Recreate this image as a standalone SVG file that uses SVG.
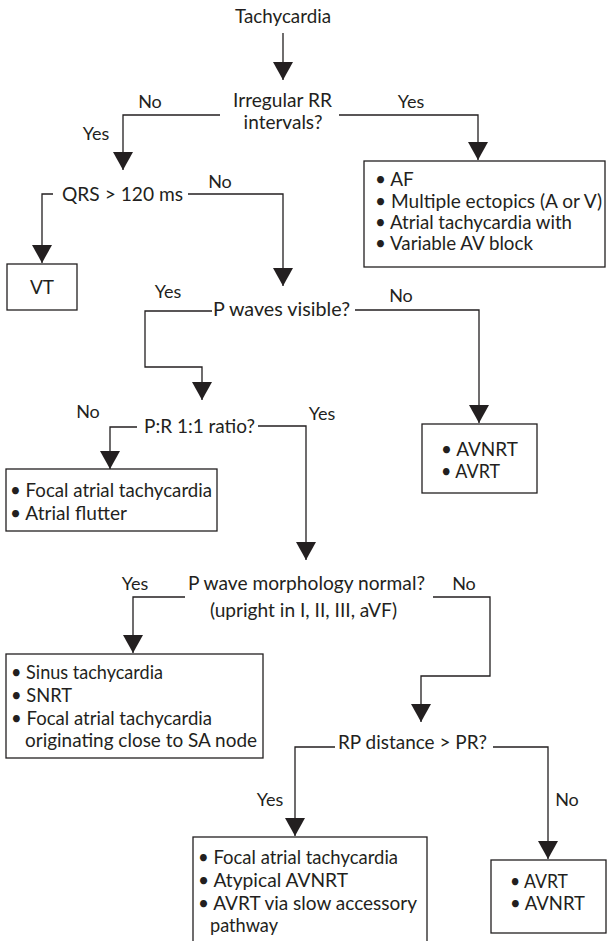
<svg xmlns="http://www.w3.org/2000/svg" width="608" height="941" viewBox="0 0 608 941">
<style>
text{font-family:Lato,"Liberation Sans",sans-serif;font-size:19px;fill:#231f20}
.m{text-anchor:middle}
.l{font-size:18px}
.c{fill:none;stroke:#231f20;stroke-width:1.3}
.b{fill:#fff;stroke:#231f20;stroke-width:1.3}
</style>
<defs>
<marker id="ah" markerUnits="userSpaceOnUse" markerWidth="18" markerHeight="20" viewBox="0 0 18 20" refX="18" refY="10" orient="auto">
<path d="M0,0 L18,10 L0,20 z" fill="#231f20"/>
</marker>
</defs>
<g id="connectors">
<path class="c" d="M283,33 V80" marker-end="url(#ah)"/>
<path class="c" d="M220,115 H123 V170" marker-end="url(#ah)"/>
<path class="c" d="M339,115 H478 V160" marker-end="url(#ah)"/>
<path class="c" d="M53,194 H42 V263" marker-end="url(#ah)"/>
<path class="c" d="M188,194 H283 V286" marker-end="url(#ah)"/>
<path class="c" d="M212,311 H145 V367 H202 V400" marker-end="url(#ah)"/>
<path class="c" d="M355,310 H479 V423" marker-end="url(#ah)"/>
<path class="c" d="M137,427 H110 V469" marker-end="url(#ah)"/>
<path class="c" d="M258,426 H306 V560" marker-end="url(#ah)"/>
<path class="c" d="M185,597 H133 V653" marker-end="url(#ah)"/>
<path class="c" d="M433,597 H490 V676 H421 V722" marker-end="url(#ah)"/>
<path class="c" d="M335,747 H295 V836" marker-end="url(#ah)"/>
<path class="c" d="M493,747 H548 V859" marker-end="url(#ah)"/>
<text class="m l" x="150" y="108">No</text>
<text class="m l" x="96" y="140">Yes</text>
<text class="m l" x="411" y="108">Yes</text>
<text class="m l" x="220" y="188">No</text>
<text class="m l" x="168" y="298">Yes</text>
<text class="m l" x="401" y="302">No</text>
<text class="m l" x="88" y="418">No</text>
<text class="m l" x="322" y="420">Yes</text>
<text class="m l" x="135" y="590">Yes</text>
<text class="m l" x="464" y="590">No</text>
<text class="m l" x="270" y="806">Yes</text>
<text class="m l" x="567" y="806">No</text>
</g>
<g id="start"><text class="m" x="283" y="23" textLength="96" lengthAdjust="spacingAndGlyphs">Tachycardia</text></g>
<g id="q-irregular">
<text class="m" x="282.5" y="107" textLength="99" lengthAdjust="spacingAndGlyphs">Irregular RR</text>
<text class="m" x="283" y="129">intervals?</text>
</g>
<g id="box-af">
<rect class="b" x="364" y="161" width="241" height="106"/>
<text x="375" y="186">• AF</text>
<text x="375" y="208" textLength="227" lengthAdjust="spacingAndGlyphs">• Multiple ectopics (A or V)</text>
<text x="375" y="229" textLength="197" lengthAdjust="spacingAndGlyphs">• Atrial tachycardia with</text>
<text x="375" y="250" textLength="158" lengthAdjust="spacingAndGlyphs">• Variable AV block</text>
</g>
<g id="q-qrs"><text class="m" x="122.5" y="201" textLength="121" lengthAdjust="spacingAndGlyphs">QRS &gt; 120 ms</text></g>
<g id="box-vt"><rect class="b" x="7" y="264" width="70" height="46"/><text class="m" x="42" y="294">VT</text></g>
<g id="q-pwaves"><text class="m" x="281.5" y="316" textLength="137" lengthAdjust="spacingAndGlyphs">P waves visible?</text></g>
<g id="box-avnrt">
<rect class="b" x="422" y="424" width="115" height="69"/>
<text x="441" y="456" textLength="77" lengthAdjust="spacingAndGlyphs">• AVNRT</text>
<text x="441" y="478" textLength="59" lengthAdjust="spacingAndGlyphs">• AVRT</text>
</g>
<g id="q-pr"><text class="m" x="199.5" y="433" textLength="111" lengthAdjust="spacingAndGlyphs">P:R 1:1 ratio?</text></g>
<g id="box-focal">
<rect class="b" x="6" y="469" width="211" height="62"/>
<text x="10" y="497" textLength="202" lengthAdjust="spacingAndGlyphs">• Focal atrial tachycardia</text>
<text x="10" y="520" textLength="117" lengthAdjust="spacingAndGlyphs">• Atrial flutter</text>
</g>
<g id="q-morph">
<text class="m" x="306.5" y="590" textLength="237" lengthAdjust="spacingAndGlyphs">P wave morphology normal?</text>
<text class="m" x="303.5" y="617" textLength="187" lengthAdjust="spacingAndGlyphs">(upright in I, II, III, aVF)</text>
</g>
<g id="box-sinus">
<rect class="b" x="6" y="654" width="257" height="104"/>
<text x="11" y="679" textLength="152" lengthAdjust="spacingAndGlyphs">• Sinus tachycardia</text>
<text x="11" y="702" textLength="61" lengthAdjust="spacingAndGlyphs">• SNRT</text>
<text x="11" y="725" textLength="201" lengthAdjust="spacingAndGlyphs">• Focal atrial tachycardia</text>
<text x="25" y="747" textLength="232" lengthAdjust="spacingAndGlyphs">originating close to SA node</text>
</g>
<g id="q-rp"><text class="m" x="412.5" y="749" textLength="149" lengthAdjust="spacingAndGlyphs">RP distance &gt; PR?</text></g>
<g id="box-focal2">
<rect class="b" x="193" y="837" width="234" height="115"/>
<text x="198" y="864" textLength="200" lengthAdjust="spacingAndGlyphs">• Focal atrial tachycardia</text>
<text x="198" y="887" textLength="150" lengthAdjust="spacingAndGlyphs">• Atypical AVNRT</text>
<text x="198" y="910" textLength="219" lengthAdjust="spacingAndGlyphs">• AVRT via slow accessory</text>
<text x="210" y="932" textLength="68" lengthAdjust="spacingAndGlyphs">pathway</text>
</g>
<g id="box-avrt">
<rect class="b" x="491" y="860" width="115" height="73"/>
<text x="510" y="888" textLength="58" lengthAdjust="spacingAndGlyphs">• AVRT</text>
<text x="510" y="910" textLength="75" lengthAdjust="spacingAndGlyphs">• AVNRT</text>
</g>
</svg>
------------------------------------------------
Except for the pictures, copy the material above exactly.

Recreate this image as a standalone SVG file that uses SVG.
<svg xmlns="http://www.w3.org/2000/svg" width="608" height="941" viewBox="0 0 608 941">
<style>
text{font-family:Lato,"Liberation Sans",sans-serif;font-size:19px;fill:#231f20}
.m{text-anchor:middle}
.l{font-size:18px}
.c{fill:none;stroke:#231f20;stroke-width:1.3}
.b{fill:#fff;stroke:#231f20;stroke-width:1.3}
</style>
<defs>
<marker id="ah" markerUnits="userSpaceOnUse" markerWidth="18" markerHeight="20" viewBox="0 0 18 20" refX="18" refY="10" orient="auto">
<path d="M0,0 L18,10 L0,20 z" fill="#231f20"/>
</marker>
</defs>
<g id="connectors">
<path class="c" d="M283,33 V80" marker-end="url(#ah)"/>
<path class="c" d="M220,115 H123 V170" marker-end="url(#ah)"/>
<path class="c" d="M339,115 H478 V160" marker-end="url(#ah)"/>
<path class="c" d="M53,194 H42 V263" marker-end="url(#ah)"/>
<path class="c" d="M188,194 H283 V286" marker-end="url(#ah)"/>
<path class="c" d="M212,311 H145 V367 H202 V400" marker-end="url(#ah)"/>
<path class="c" d="M355,310 H479 V423" marker-end="url(#ah)"/>
<path class="c" d="M137,427 H110 V469" marker-end="url(#ah)"/>
<path class="c" d="M258,426 H306 V560" marker-end="url(#ah)"/>
<path class="c" d="M185,597 H133 V653" marker-end="url(#ah)"/>
<path class="c" d="M433,597 H490 V676 H421 V722" marker-end="url(#ah)"/>
<path class="c" d="M335,747 H295 V836" marker-end="url(#ah)"/>
<path class="c" d="M493,747 H548 V859" marker-end="url(#ah)"/>
<text class="m l" x="150" y="108">No</text>
<text class="m l" x="96" y="140">Yes</text>
<text class="m l" x="411" y="108">Yes</text>
<text class="m l" x="220" y="188">No</text>
<text class="m l" x="168" y="298">Yes</text>
<text class="m l" x="401" y="302">No</text>
<text class="m l" x="88" y="418">No</text>
<text class="m l" x="322" y="420">Yes</text>
<text class="m l" x="135" y="590">Yes</text>
<text class="m l" x="464" y="590">No</text>
<text class="m l" x="270" y="806">Yes</text>
<text class="m l" x="567" y="806">No</text>
</g>
<g id="start"><text class="m" x="283" y="23" textLength="96" lengthAdjust="spacingAndGlyphs">Tachycardia</text></g>
<g id="q-irregular">
<text class="m" x="282.5" y="107" textLength="99" lengthAdjust="spacingAndGlyphs">Irregular RR</text>
<text class="m" x="283" y="129">intervals?</text>
</g>
<g id="box-af">
<rect class="b" x="364" y="161" width="241" height="106"/>
<text x="375" y="186">• AF</text>
<text x="375" y="208" textLength="227" lengthAdjust="spacingAndGlyphs">• Multiple ectopics (A or V)</text>
<text x="375" y="229" textLength="197" lengthAdjust="spacingAndGlyphs">• Atrial tachycardia with</text>
<text x="375" y="250" textLength="158" lengthAdjust="spacingAndGlyphs">• Variable AV block</text>
</g>
<g id="q-qrs"><text class="m" x="122.5" y="201" textLength="121" lengthAdjust="spacingAndGlyphs">QRS &gt; 120 ms</text></g>
<g id="box-vt"><rect class="b" x="7" y="264" width="70" height="46"/><text class="m" x="42" y="294">VT</text></g>
<g id="q-pwaves"><text class="m" x="281.5" y="316" textLength="137" lengthAdjust="spacingAndGlyphs">P waves visible?</text></g>
<g id="box-avnrt">
<rect class="b" x="422" y="424" width="115" height="69"/>
<text x="441" y="456" textLength="77" lengthAdjust="spacingAndGlyphs">• AVNRT</text>
<text x="441" y="478" textLength="59" lengthAdjust="spacingAndGlyphs">• AVRT</text>
</g>
<g id="q-pr"><text class="m" x="199.5" y="433" textLength="111" lengthAdjust="spacingAndGlyphs">P:R 1:1 ratio?</text></g>
<g id="box-focal">
<rect class="b" x="6" y="469" width="211" height="62"/>
<text x="10" y="497" textLength="202" lengthAdjust="spacingAndGlyphs">• Focal atrial tachycardia</text>
<text x="10" y="520" textLength="117" lengthAdjust="spacingAndGlyphs">• Atrial flutter</text>
</g>
<g id="q-morph">
<text class="m" x="306.5" y="590" textLength="237" lengthAdjust="spacingAndGlyphs">P wave morphology normal?</text>
<text class="m" x="303.5" y="617" textLength="187" lengthAdjust="spacingAndGlyphs">(upright in I, II, III, aVF)</text>
</g>
<g id="box-sinus">
<rect class="b" x="6" y="654" width="257" height="104"/>
<text x="11" y="679" textLength="152" lengthAdjust="spacingAndGlyphs">• Sinus tachycardia</text>
<text x="11" y="702" textLength="61" lengthAdjust="spacingAndGlyphs">• SNRT</text>
<text x="11" y="725" textLength="201" lengthAdjust="spacingAndGlyphs">• Focal atrial tachycardia</text>
<text x="25" y="747" textLength="232" lengthAdjust="spacingAndGlyphs">originating close to SA node</text>
</g>
<g id="q-rp"><text class="m" x="412.5" y="749" textLength="149" lengthAdjust="spacingAndGlyphs">RP distance &gt; PR?</text></g>
<g id="box-focal2">
<rect class="b" x="193" y="837" width="234" height="115"/>
<text x="198" y="864" textLength="200" lengthAdjust="spacingAndGlyphs">• Focal atrial tachycardia</text>
<text x="198" y="887" textLength="150" lengthAdjust="spacingAndGlyphs">• Atypical AVNRT</text>
<text x="198" y="910" textLength="219" lengthAdjust="spacingAndGlyphs">• AVRT via slow accessory</text>
<text x="210" y="932" textLength="68" lengthAdjust="spacingAndGlyphs">pathway</text>
</g>
<g id="box-avrt">
<rect class="b" x="491" y="860" width="115" height="73"/>
<text x="510" y="888" textLength="58" lengthAdjust="spacingAndGlyphs">• AVRT</text>
<text x="510" y="910" textLength="75" lengthAdjust="spacingAndGlyphs">• AVNRT</text>
</g>
</svg>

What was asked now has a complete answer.